[PROBLEM] Skipping all pictures, set down the lines of the listing from the first through the one with "const rounds = d3.range(0, 300, 2);".

[DATASET SECTION]
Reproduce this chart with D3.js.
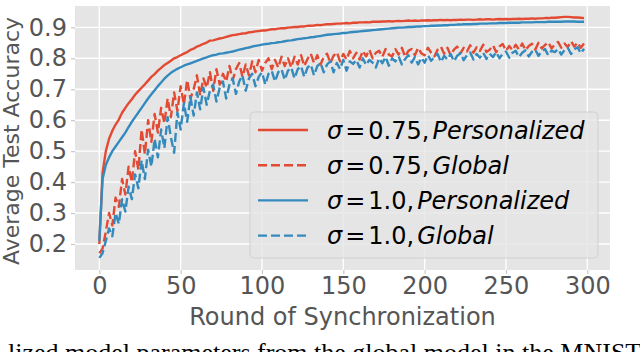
<!DOCTYPE html>
<html>
<head>
<meta charset="utf-8">
<script src="https://cdn.jsdelivr.net/npm/d3@7"></script>
<style>
  body { margin: 0; background: #fff; }
  svg { display: block; }
</style>
</head>
<body>
<script>
// rounds are logged every 2 rounds
const rounds = d3.range(0, 300, 2);

const persSigma075 = [
  0.200, 0.430, 0.500, 0.540, 0.566, 0.586, 0.602, 0.624, 0.640, 0.655,
  0.668, 0.682, 0.694, 0.705, 0.716, 0.728, 0.740, 0.749, 0.760, 0.769,
  0.778, 0.785, 0.792, 0.800, 0.804, 0.810, 0.815, 0.820, 0.827, 0.831,
  0.838, 0.842, 0.847, 0.851, 0.857, 0.858, 0.861, 0.864, 0.866, 0.869,
  0.872, 0.875, 0.876, 0.878, 0.880, 0.881, 0.884, 0.885, 0.887, 0.888,
  0.890, 0.890, 0.892, 0.894, 0.894, 0.896, 0.897, 0.897, 0.899, 0.900,
  0.901, 0.901, 0.903, 0.903, 0.905, 0.905, 0.906, 0.908, 0.907, 0.909,
  0.910, 0.910, 0.911, 0.912, 0.912, 0.913, 0.914, 0.913, 0.915, 0.915,
  0.916, 0.916, 0.917, 0.916, 0.918, 0.918, 0.918, 0.919, 0.919, 0.920,
  0.919, 0.920, 0.921, 0.920, 0.921, 0.922, 0.921, 0.922, 0.921, 0.922,
  0.922, 0.923, 0.922, 0.923, 0.923, 0.924, 0.923, 0.924, 0.923, 0.924,
  0.924, 0.925, 0.924, 0.925, 0.925, 0.924, 0.925, 0.926, 0.925, 0.926,
  0.926, 0.925, 0.926, 0.927, 0.926, 0.927, 0.926, 0.927, 0.927, 0.928,
  0.927, 0.928, 0.928, 0.929, 0.928, 0.929, 0.929, 0.930, 0.930, 0.931,
  0.931, 0.932, 0.933, 0.934, 0.934, 0.933, 0.932, 0.932, 0.931, 0.930
];

const globalSigma075 = [
  0.170, 0.185, 0.240, 0.300, 0.260, 0.350, 0.320, 0.410, 0.360, 0.450,
  0.400, 0.500, 0.440, 0.570, 0.490, 0.600, 0.530, 0.620, 0.560, 0.640,
  0.590, 0.670, 0.610, 0.690, 0.630, 0.710, 0.650, 0.730, 0.670, 0.700,
  0.745, 0.680, 0.735, 0.705, 0.755, 0.695, 0.765, 0.715, 0.750, 0.725,
  0.775, 0.730, 0.765, 0.785, 0.740, 0.780, 0.745, 0.790, 0.755, 0.795,
  0.760, 0.785, 0.800, 0.765, 0.795, 0.770, 0.805, 0.775, 0.800, 0.770,
  0.805, 0.780, 0.810, 0.775, 0.798, 0.815, 0.785, 0.810, 0.780, 0.805,
  0.815, 0.785, 0.808, 0.820, 0.790, 0.814, 0.796, 0.824, 0.800, 0.818,
  0.796, 0.824, 0.806, 0.828, 0.800, 0.818, 0.824, 0.805, 0.830, 0.812,
  0.806, 0.830, 0.812, 0.834, 0.805, 0.824, 0.830, 0.810, 0.834, 0.816,
  0.810, 0.834, 0.818, 0.806, 0.828, 0.838, 0.815, 0.834, 0.810, 0.828,
  0.838, 0.816, 0.834, 0.822, 0.842, 0.818, 0.836, 0.824, 0.844, 0.820,
  0.828, 0.842, 0.820, 0.838, 0.846, 0.824, 0.840, 0.826, 0.844, 0.828,
  0.848, 0.826, 0.840, 0.847, 0.828, 0.850, 0.832, 0.843, 0.852, 0.832,
  0.845, 0.853, 0.834, 0.848, 0.836, 0.855, 0.838, 0.851, 0.834, 0.848
];

const persSigma10 = [
  0.210, 0.410, 0.455, 0.480, 0.500, 0.515, 0.530, 0.545, 0.560, 0.578,
  0.595, 0.610, 0.625, 0.640, 0.655, 0.670, 0.684, 0.697, 0.710, 0.722,
  0.734, 0.744, 0.753, 0.760, 0.766, 0.771, 0.776, 0.780, 0.784, 0.788,
  0.792, 0.796, 0.800, 0.803, 0.807, 0.810, 0.812, 0.815, 0.816, 0.818,
  0.820, 0.822, 0.825, 0.828, 0.830, 0.833, 0.835, 0.838, 0.840, 0.842,
  0.844, 0.846, 0.847, 0.849, 0.850, 0.852, 0.853, 0.855, 0.857, 0.858,
  0.860, 0.862, 0.863, 0.865, 0.866, 0.868, 0.869, 0.871, 0.872, 0.874,
  0.876, 0.877, 0.878, 0.879, 0.880, 0.882, 0.882, 0.884, 0.885, 0.886,
  0.887, 0.888, 0.889, 0.890, 0.891, 0.892, 0.893, 0.894, 0.895, 0.896,
  0.897, 0.898, 0.899, 0.899, 0.900, 0.901, 0.901, 0.902, 0.903, 0.903,
  0.904, 0.904, 0.905, 0.905, 0.906, 0.906, 0.907, 0.907, 0.908, 0.908,
  0.909, 0.909, 0.910, 0.910, 0.910, 0.911, 0.911, 0.912, 0.912, 0.912,
  0.913, 0.913, 0.913, 0.914, 0.914, 0.914, 0.915, 0.915, 0.915, 0.915,
  0.916, 0.916, 0.916, 0.916, 0.917, 0.917, 0.917, 0.917, 0.918, 0.918,
  0.918, 0.918, 0.918, 0.919, 0.919, 0.919, 0.919, 0.918, 0.918, 0.918
];

const globalSigma10 = [
  0.155, 0.170, 0.210, 0.250, 0.225, 0.300, 0.265, 0.345, 0.305, 0.385,
  0.345, 0.425, 0.380, 0.470, 0.410, 0.505, 0.450, 0.540, 0.480, 0.570,
  0.510, 0.610, 0.545, 0.495, 0.625, 0.570, 0.655, 0.595, 0.675, 0.615,
  0.690, 0.635, 0.705, 0.650, 0.695, 0.715, 0.660, 0.705, 0.725, 0.670,
  0.715, 0.735, 0.685, 0.725, 0.745, 0.695, 0.735, 0.750, 0.710, 0.740,
  0.755, 0.715, 0.750, 0.760, 0.725, 0.755, 0.765, 0.730, 0.760, 0.770,
  0.735, 0.765, 0.775, 0.740, 0.770, 0.780, 0.745, 0.775, 0.785, 0.755,
  0.780, 0.790, 0.755, 0.785, 0.765, 0.795, 0.760, 0.790, 0.782, 0.795,
  0.770, 0.800, 0.778, 0.795, 0.786, 0.770, 0.800, 0.784, 0.805, 0.776,
  0.800, 0.790, 0.806, 0.780, 0.798, 0.810, 0.786, 0.804, 0.780, 0.802,
  0.786, 0.810, 0.792, 0.804, 0.814, 0.788, 0.808, 0.796, 0.814, 0.790,
  0.808, 0.816, 0.794, 0.810, 0.819, 0.796, 0.814, 0.802, 0.818, 0.798,
  0.815, 0.804, 0.820, 0.800, 0.815, 0.822, 0.802, 0.818, 0.824, 0.804,
  0.818, 0.826, 0.806, 0.821, 0.828, 0.808, 0.823, 0.830, 0.810, 0.825,
  0.820, 0.830, 0.812, 0.827, 0.834, 0.814, 0.829, 0.836, 0.816, 0.831
];

const xTicks = [0, 50, 100, 150, 200, 250, 300];
const yTicks = [0.2, 0.3, 0.4, 0.5, 0.6, 0.7, 0.8, 0.9];

const series = [
  { sigma: "0.75", kind: "Personalized", values: persSigma075, color: "#E24A33", dash: null },
  { sigma: "0.75", kind: "Global", values: globalSigma075, color: "#E24A33", dash: "9,4" },
  { sigma: "1.0", kind: "Personalized", values: persSigma10, color: "#348ABD", dash: null },
  { sigma: "1.0", kind: "Global", values: globalSigma10, color: "#348ABD", dash: "9,4" }
];

const W = 640, H = 352;
const plot = { left: 75, right: 610, top: 6, bottom: 270 };
const font = "DejaVu Sans";

const svg = d3.select("body").append("svg")
  .attr("width", W).attr("height", H);

const x = d3.scaleLinear().domain([-14.95, 313.95]).range([plot.left, plot.right]);
const y = d3.scaleLinear().domain([0.116, 0.969]).range([plot.bottom, plot.top]);

// axes background
svg.append("rect")
  .attr("x", plot.left).attr("y", plot.top)
  .attr("width", plot.right - plot.left).attr("height", plot.bottom - plot.top)
  .attr("fill", "#E5E5E5");

// grid
const grid = svg.append("g").attr("stroke", "#fff").attr("stroke-width", 1.4);
grid.selectAll(".gx").data(xTicks).enter().append("line")
  .attr("x1", d => x(d)).attr("x2", d => x(d))
  .attr("y1", plot.top).attr("y2", plot.bottom);
grid.selectAll(".gy").data(yTicks).enter().append("line")
  .attr("x1", plot.left).attr("x2", plot.right)
  .attr("y1", d => y(d)).attr("y2", d => y(d));

// axes (ticks + labels)
const xAxis = svg.append("g")
  .attr("transform", `translate(0,${plot.bottom})`)
  .call(d3.axisBottom(x).tickValues(xTicks).tickSize(4).tickPadding(3));
const yAxis = svg.append("g")
  .attr("transform", `translate(${plot.left},0)`)
  .call(d3.axisLeft(y).tickValues(yTicks).tickFormat(d3.format(".1f")).tickSize(4).tickPadding(4));

[xAxis, yAxis].forEach(a => {
  a.select(".domain").remove();
  a.selectAll(".tick line").attr("stroke", "#c8c8c8").attr("stroke-width", 1.2);
  a.selectAll(".tick text")
    .attr("fill", "#555")
    .style("font-family", font)
    .style("font-size", "24px");
});

// lines
const line = d3.line()
  .x((d, i) => x(rounds[i]))
  .y(d => y(d));

svg.append("clipPath").attr("id", "clip").append("rect")
  .attr("x", plot.left).attr("y", plot.top)
  .attr("width", plot.right - plot.left).attr("height", plot.bottom - plot.top);

svg.append("g").attr("clip-path", "url(#clip)")
  .selectAll("path")
  .data(series)
  .enter().append("path")
  .attr("d", d => line(d.values))
  .attr("fill", "none")
  .attr("stroke", d => d.color)
  .attr("stroke-width", 2.4)
  .attr("stroke-dasharray", d => d.dash)
  .attr("stroke-linejoin", "round");

// axis titles
svg.append("text")
  .attr("x", (plot.left + plot.right) / 2).attr("y", 325)
  .attr("text-anchor", "middle")
  .attr("fill", "#555")
  .style("font-family", font).style("font-size", "24px")
  .text("Round of Synchronization");

svg.append("text")
  .attr("transform", `translate(19,141) rotate(-90)`)
  .attr("text-anchor", "middle")
  .attr("fill", "#555")
  .style("font-family", font).style("font-size", "22px")
  .text("Average Test Accuracy");

// legend
const legend = svg.append("g");
legend.append("rect")
  .attr("x", 250).attr("y", 112).attr("width", 348).attr("height", 146)
  .attr("rx", 4)
  .attr("fill", "#E5E5E5").attr("fill-opacity", 0.8)
  .attr("stroke", "#cccccc").attr("stroke-opacity", 0.8);

const item = legend.selectAll(".item")
  .data(series)
  .enter().append("g")
  .attr("transform", (d, i) => `translate(0,${130 + i * 35.2})`);

item.append("line")
  .attr("x1", 258).attr("x2", 308)
  .attr("stroke", d => d.color)
  .attr("stroke-width", 2.4)
  .attr("stroke-dasharray", d => d.dash);

const label = item.append("text")
  .attr("x", 327).attr("y", 8.5)
  .attr("fill", "#000")
  .style("font-family", font).style("font-size", "24px");
label.append("tspan").style("font-style", "italic").text("σ");
label.append("tspan").attr("dx", 3).text("=");
label.append("tspan").attr("dx", 3).text(d => d.sigma + ",");
label.append("tspan").attr("dx", 3).style("font-style", "italic").text(d => d.kind);

// caption fragment cut off at the bottom of the figure, as in the source
svg.append("text")
  .attr("x", 8).attr("y", 361)
  .attr("fill", "#000")
  .style("font-family", "Liberation Serif").style("font-size", "26px")
  .text("lized model parameters from the global model in the MNIST");
</script>
</body>
</html>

[RESPONSE TO THE TASK]
Reproduce this chart with D3.js.
<!DOCTYPE html>
<html>
<head>
<meta charset="utf-8">
<script src="https://cdn.jsdelivr.net/npm/d3@7"></script>
<style>
  body { margin: 0; background: #fff; }
  svg { display: block; }
</style>
</head>
<body>
<script>
// rounds are logged every 2 rounds
const rounds = d3.range(0, 300, 2);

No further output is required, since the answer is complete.